Hello all, We're newbies to this site and have found a barn find.. We would like to know if this is real or has someone made a cool looking 23 ford model t wooden pickup ?? Any help would be greatly appreciated at this point.. I will upload a few photos for you to view and hopefully come up with some sort of conclusion for us ?? Thank you, Marilyn & Jim..
Looks like somebody fabricated a wood firewall, body, and pickup bed and put them on a Model T chassis, but I like it!
Looks like the seat might be from some horse drawn carriage of some sort.
It definitely looks home-made, but cute! That railing/top bracket piece going around the seat MAY be from an earlier than T Ford, you'll have to get someone that knows them to verify.
Eighty-nine years after the last model T was made, many of them are a mixture of parts from various years. This cutie is one of those. It's mostly Model T of different years, with some home-made improvisations. As the nephew in Tobacco Road said, "It don't hurt the runnin' of it none."
I like it! It looks like a fun car to have. It is not a high dollar barn find but if is available for a reasonable price and you want it, I would fix it mechanically, put a horse blanket on the seat, and have a great time driving it as it is!
A bitsa. Bits of this, bits of that. Can be a lot of fun! I do hope you didn't pay a lot for it. It has lots of possibilities. Everything from getting a proper Ford factory body for the chassis, or a speedster, or depot hack, or, clean it up a bit and have fun with it basically as it is. You should do a few safety maintenance things to it. That is not expensive if you can do most of the work yourself. And that is part of the fun of model T Fords.

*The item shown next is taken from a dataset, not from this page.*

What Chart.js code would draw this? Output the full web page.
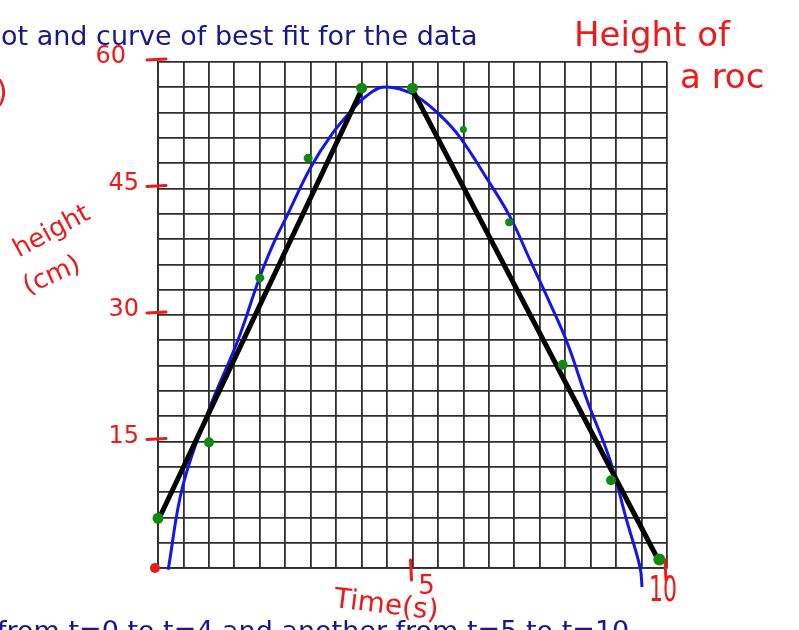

Drive carefully, and enjoy, W2
J & M,
You asked, "is it real". By that, I assume you meant, did Ford make this. No, Ford did not make that body. However, that's not really a negative. In the days of the Model T, there were dozens of companies that made aftermarket bodies for T's. Many of them produced bodies very similar to the one on your car. Still more folks, who happened to be handy, made their own bodies. The latter is probably what you have. Because they were "home built", with sometimes widely varying skill levels, some look better than others. My opinion is that yours, once cleaned up, will look very nice. It has good proportions and nice styling. So, to answer your initial question; it's an authentic Model T chassis with an aftermarket "express" style truck body.
As others have pointed out, it would not be in the higher price bracket. However, it's a nice looking, legitimate Model T. I can also assure you, no matter how scarce/valuable a given T is, or is not, one thing remains constant: the fun you have owning and driving it.
Huge fun potential there!!!!
If you get it, this is a good read for new people. It was posted here some time back and is a good primer for driving a T.
What a great find. You will have lots of fun with it. Looking forward to some new pictures when you get her cleaned up.
Mitch Taylor has some good videos on how to drive. http://www.fordmodelt.net/
That is gonna be one fun little car!
Can't wait for more pics!
I like the narrowing portion of the firewall.
Thank you for the great tips and comments.. We'll have to yard it home here in a few days.. We need to get underneath and into everything to see where we and the little T stands.. Jim & Marilyn...
Huge question.. Is there anyway to tell what body was on this chassis from the factory.. I got the year from the engine.. Need to find the frame ID number hopefully, on the frame somewhere ?? Thanks...
Unless the frame is a 1926 (late) or 1927, there is no frame number. If there is one, it should be on the passenger side top frame just in front of the seat. Your pictures don't shoe much of the frame so I can't tell the year type. A forum search should tell you how to determine the 26/27 from from earlier frames. There was a good post in the 2015 forum on this.
The frame appears to be a 1925 & earlier and some frames were stenciled - I have an early frame w/cast running board braces that is clearly stenciled "touring".
According to the book "Model T Ford, the Car That Changed the World", engine 8166986 was one of 7005 engines assembled on August 8, 1923. August 1923 would be very early in the 1924 model year.
If it is the original engine that was installed in that frame, the frame will not have the engine number stamped on it.
No frame numbers were stamped before December, 1925 (1926 model year).
If the hand brake quadrant has four rivets, the frame is 1924 or earlier.
I don't know what Oregon requires for VIN numbers, some states will accept the motor number, which is what was originally used, other states (Like Califunny) want a frame stamped number. So, there are some pre-26 Ts around here with the engine numbers stamped on the frame where the post '26 numbers were stamped.
You may read between the lines here. . .
Looks neat, if I'm up visiting my brother in Ashland, I'd love to look at it.